High Volume Transactional Email: Balancing Utility and Marketing
Friday, May 18th, 2018Your eCommerce customer, Paul, has ordered a special mattress for his bed. He’s put the item into the cart, and paid for it. Now you send a confirmation of purchase email. But, instead of just a note stating that “we’ve received your payment, and your item has been posted for shipment…” or whatever boilerplate many companies send, you include that message and add photos of three sheets-and-pillowcases products that fit the mattress you just sold him. Paul has his own sheets, but has been thinking about replacing them – now your confirmation email makes him decide to buy them.
All eCommerce companies have to send transactional email, a type of email sent to facilitate an agreed-upon transaction between the sender and the recipient. Common transactional email use cases include doctor appointment reminders, account creation emails, password resets, purchase receipts, account notifications, medical lab results, and social media updates like friend and follower notifications.
What makes transactional email different from ordinary marketing email is that they are sent as part of doing actual business with people – not just chatting with, marketing to, or selling to a customer.
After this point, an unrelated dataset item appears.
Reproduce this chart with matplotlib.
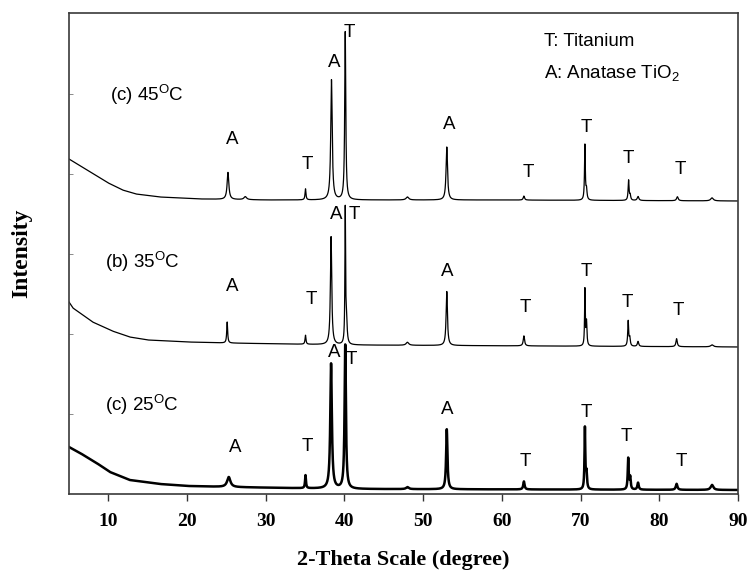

In this respect, they are also different from so-called “triggered” emails which may be generated by a number of customer actions – not just transactions.
Transactional emails are opened eight times more than traditional marketing messages, according to a study by EPSILON. So it only makes sense to adapt your transactional email for marketing, to take advantage of this unparalleled opportunity to reach your customer with a personalized offer.